Updated July 20, 2023
What are Related Party Transactions?
The term “related party transactions” refers to arrangements or deals between two associated parties intending to transfer services, resources, or obligations. In some cases, these transactions are carried out at a specially agreed price, influencing the entity’s financial statements. These transactions have profound financial implications and must be disclosed in the financial statements.
In a standard business set-up, companies usually carry out business operations and strike deals with parties with whom they share some common interest. These types of arrangements are considered to be legal. However, these transactions sometimes can result in a potential conflict of interest. As such, most of the transactions require the approval of the company’s board of directors or senior management.

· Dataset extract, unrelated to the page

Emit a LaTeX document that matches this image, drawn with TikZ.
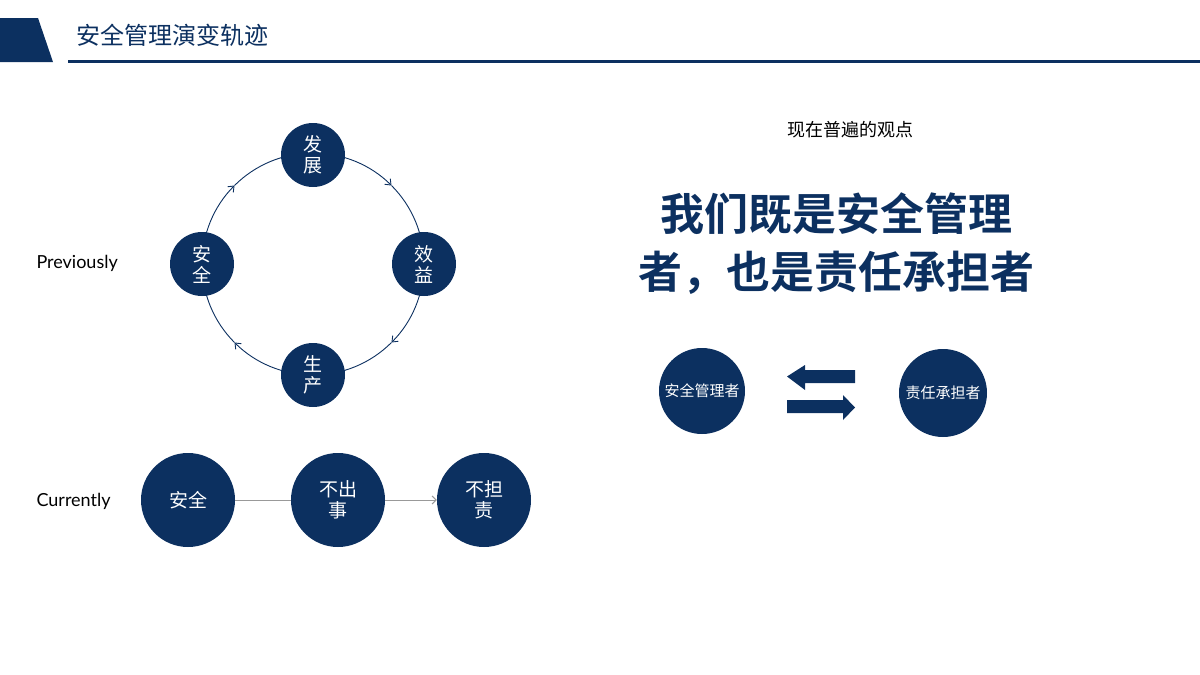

Examples of Related Party Transactions
Different examples are given below:
Example #1
Let us take the following example to understand how reporting related party transactions happen. Let us assume that ASD Inc. owns 60% shares of SDF Inc. During FY2019, SDF Inc. sold goods worth $15 Million to ASD Inc.
Since ASD Inc. holds more than 51% shareholding in SDF Inc., ASD Inc. is the holding company of SDF Inc. Therefore, the purchase transaction between ASD Inc. and SDF Inc. needs to be disclosed in the financial statement of ASD Inc. and the consolidated financial statement. In the disclosure, the nature of the transactions also has to be captured.
Example #2
Let us take another example to understand the concept of related party transactions. ZXC Inc. recently invested in GHJ Inc. and owned 26% of its shares. On the other hand, GHJ Inc. holds 51% shares in BNM Inc.
Since ZXC Inc. holds more than 20% of GHJ Inc., GHJ Inc. is the associate company of ZXC Inc. Any transactions between them must be disclosed in ZXC Inc.’s consolidated financial statement. All the transactions among ZXC Inc., GHJ Inc., and BNM Inc. have to be recorded in the financial statements asBNM Inc. is GHJ Inc.’s subsidiary, again the associate company ofZXC Inc.
How are Related Party Transactions Regulated?
The regulations can be categorized into the following three heads:
1. Governing Agencies
As per the Securities and Exchange Commission (SEC), all publicly traded companies are required to disclose their transactions, which may include transactions with associates, executives, or family members, in both quarterly (Form 10-Q) and annual (Form 10-K)reporting. Consequently, most companies maintain documented records for all related party transactions.
On the other hand, the Internal Revenue Service (IRS) evaluates the transactions for any instances of “conflict of interest.” If the IRS can detect any such issue, then all the tax benefits associated with the transaction are rejected. The IRS focuses on property sales transactions and deductible payments between related parties.
2. Accounting Standards
The Financial Accounting Standards Board (FASB) is responsible for establishing accounting rules for all companies and non-profit organizations in the US. The FASB has set specific accounting standards for related party transactions, such as monitoring payment terms, competitiveness, monetary transactions, etc.
3. Disclosures
It is essential to disclose all material information about the related party transactions, including the nature of the relationship and marketing, the monetary value of the transaction, and the method of allocating current and deferred tax expenses among the related parties. In the case of common ownership, disclose the nature of the relationship between the controlling entity and the controlled entity. The disclosures ensure that there is scope for any conflict of interest.
Consequences of Related Party Transactions
Some of the significant consequences are as follows:
- A company can incur heavy losses due to related party transactions not being carried out at favorable arrangements.
- At times management personnel hides facts about such transactions to gain illicit benefits.
- Financial statements present a false and unfair picture of the company without adequately disclosing party transactions.
Threshold Limits of Related Party Transactions
The threshold limit for related party transactions varies across nations, and some of them have been captured below:
- Italy: Transactions such as the issue of securities, asset acquisition, and revenue transactions are considered material if the transaction is equivalent to 5% of the lower market capitalization or assets or a lower threshold established by the company.
- Canada: A related party transaction, which may include the issue of securities, asset acquisition, and revenue transactions, is considered material if it exceeds 25% of market capitalization. However, there are exceptions to it.
- Singapore: Asset acquisitions and revenue transactions between related parties are considered material if more than 5% of the group’s latest audited net tangible assets.
- US: Issue of securities considered to be material if it exceeds 1% of securities outstanding or a lower threshold per the review of an appropriate group within the company.
- China: Transactions such as asset acquisition and revenue transactions are considered material if the transaction is equivalent to 5% of the company’s latest audited net asset value and ¥30 million in absolute terms.
Conclusion
So, it can be inferred that it is essential that companies disclose all the material information about related party transactions to ensure that there is no scope for fraud. A transaction carried out at arm’s length price is what is recommended and prescribed by the accounting standards and policies under various governing bodies.